• A School District Employee's "Hours" Worked During a Leave May Not Be Converted to "Days" Worked for the Purpose of Earning Permanent Employee Status
  • September 6, 2013
  • Law Firm: Kronick Moskovitz Tiedemann Girard A Law Corporation - Sacramento Office
  • In Cox v. Los Angeles Unified School District (--- Cal.Rptr.3d ----, Cal.App. 2 Dist., July 23, 2013), a California court of appeal considered whether a school district employee could apply hours of credit she claimed to have worked during a maternity leave as "days" for the purpose of satisfying the number of days needed to satisfy the Education Code 44908 “complete school year” threshold requirement for earning permanent employee status.  The appellate court held that the Code's specific reference to "number of days worked" plainly required probationary certificated employees to work the number of actual days, and that extra hours an employee may have worked while on leave of absence or partial days worked cannot be considered the equivalent to days for that purpose.
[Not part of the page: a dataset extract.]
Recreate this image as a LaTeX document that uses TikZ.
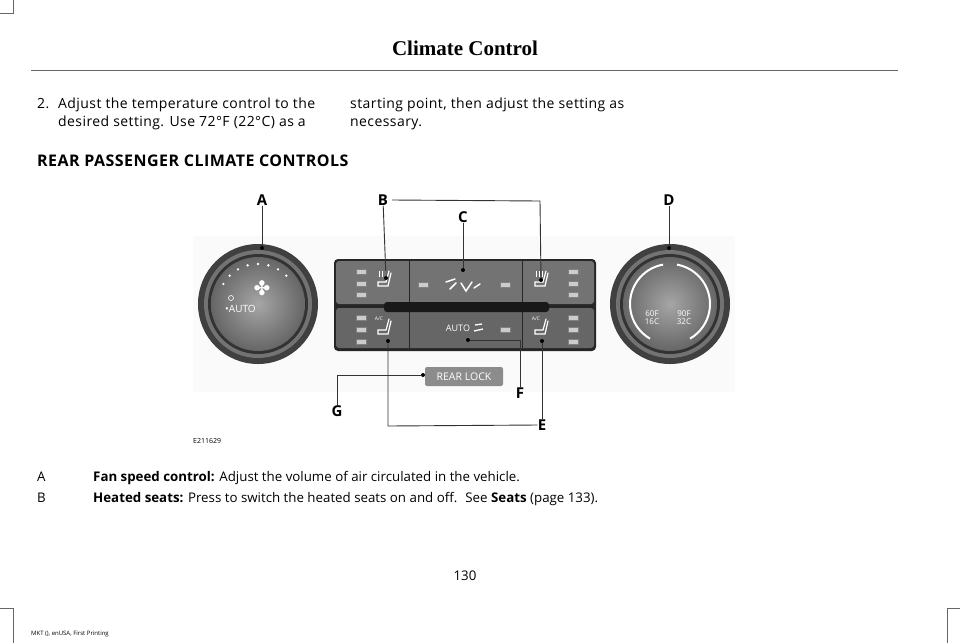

    Erica Cox (“Cox”) began working for the Los Angeles Unified School District ("District") as a probationary counselor at the beginning of the 2007-08 school year.  She successfully completed that year and continued her probationary status the following year.  Cox took paid maternity leave from September 2 through October 31, 2008, and then returned to work for the remainder of the 2008-09 school year.  For the school year of 2009-10 (her third year working at the District), she was classified as a second-year probationary employee on the grounds that in the prior year she failed to work the requisite number of days required by the Education Code to constitute a "complete school year."  On March 8, 2010, the District notified Cox that she was not selected for a certificated position for the following school year and issued notice on March 8, 2010, that she was non-reelected effective at the end of that year.
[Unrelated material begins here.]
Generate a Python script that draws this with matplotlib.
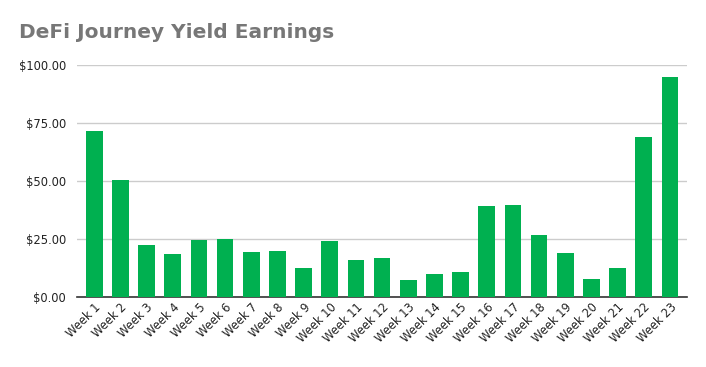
import matplotlib
matplotlib.use("Agg")
import matplotlib.pyplot as plt
from matplotlib.ticker import FuncFormatter

weeks = [f"Week {i}" for i in range(1, 24)]
earnings = [71.6, 50.4, 22.4, 18.5, 24.6, 25.0, 19.4, 19.8, 12.5, 24.1, 15.9, 16.8,
            7.3, 9.9, 10.8, 39.2, 39.7, 26.7, 19.0, 7.8, 12.5, 69.0, 94.8]
yticks = [0, 25, 50, 75, 100]

plt.rcParams['font.family'] = ['DejaVu Sans']
fig = plt.figure(figsize=(7.06, 3.67), dpi=100)
ax = fig.add_axes([0.109, 0.191, 0.864, 0.632])

x = range(len(weeks))
ax.bar(x, earnings, width=0.64, color="#00b050", zorder=3)
ax.set_xlim(-0.66, len(weeks) - 0.35)
ax.set_ylim(0, 100)
ax.set_yticks(yticks)
ax.yaxis.set_major_formatter(FuncFormatter(lambda v, p: f"${v:.2f}"))
ax.grid(axis="y", color="#cccccc", linewidth=1, zorder=0)
for s in ["top", "right", "left"]:
    ax.spines[s].set_visible(False)
ax.spines["bottom"].set_color("#333333")
ax.spines["bottom"].set_linewidth(1.2)
ax.tick_params(axis="y", length=0, pad=8, labelsize=8.3, labelcolor="#222222")
ax.tick_params(axis="x", length=0, pad=3, labelsize=8.3, labelcolor="#222222")
ax.set_xticks(list(x))
ax.set_xticklabels(weeks, rotation=45, ha="right", rotation_mode="anchor")

fig.text(19 / 706, 1 - 32 / 367, "DeFi Journey Yield Earnings", fontsize=14.5,
         fontweight="bold", color="#777777", va="center", ha="left")

fig.savefig("out.png", dpi=100)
    Cox sued alleging that hours she worked during her maternity leave preparing a grant application for the District should have been added to her work record to satisfy the Education Code's "complete school year" requirement.  She also alternatively asserted that a “partial day” of 3 ½ hours she worked should be rounded up and counted toward the number of days needed to satisfy the “complete school year” requirement.  The superior court rejected both of her claims and upheld the District's determination.  Cox appealed.


    Education Code Section 44908 defines a "complete school year" as having worked "at least 75 percent of the number of days the regular schools of the district in which he is employed are maintained."  It further states that a probationary teacher, such as Cox, must serve "two complete consecutive school years in a position or positions requiring certification qualifications" prior to becoming classified as a permanent employee.

    There was no question that Cox satisfied that requirement in her first year.  However, in her second year, consisting of 182 days, she needed to work 136.5 days (75% of 182), to meet the requirement.  The District determined that Cox only worked 135 days, making her 1.5 days short of the “complete school year” requirement.

    Cox asserted that the 30 hours she spent preparing a grant application during maternity leave was the equivalent of five additional six-hour days.  The appellate court noted that Section 44908 specifically refers to the "number of days" of a school year worked by an employee, and further defined those "days" as days the schools are “maintained” or “open.”  That language plainly means that Cox needed to work 75 percent of those "days," regardless of additional hours she may have worked.  Furthermore, the appellate court recognized the plain language of Education Code section 44975 providing that the time period a probationary teacher is on leave of absence does not count toward the Section 44908 “complete school year” requirement.

    The appellate court also rejected Cox's contention that an additional 3 1/2 hours she worked during a partial day should be rounded up to a day and count toward the 75 percent threshold needed to satisfy the “complete school year” requirement.  The appellate court noted the Section 44908 "at least 75 percent of the number of days..." requirement and found that there is no reference to "hours," or to "rounding up" in Section 44908 to reach the conclusion that "hours" are not "days."  So, the partial day Cox worked did not count as a “day” toward the 75 percent requirement, and the District properly concluded that Cox’s service did not constitute a complete year needed to satisfy Section 44908.

    What This Means To You

    This decision holds any work performed by a probationary certificated employee while on leave does not count toward the 75 percent of the number of days threshold needed to satisfy the complete school year requirement of Education Code section 44908.  The decision also makes clear that school districts are not required to count any partial day worked as a “day” for purposes of meeting the 44908 “complete school year” requirement, nor must any partial day be rounded up to equal a “day.”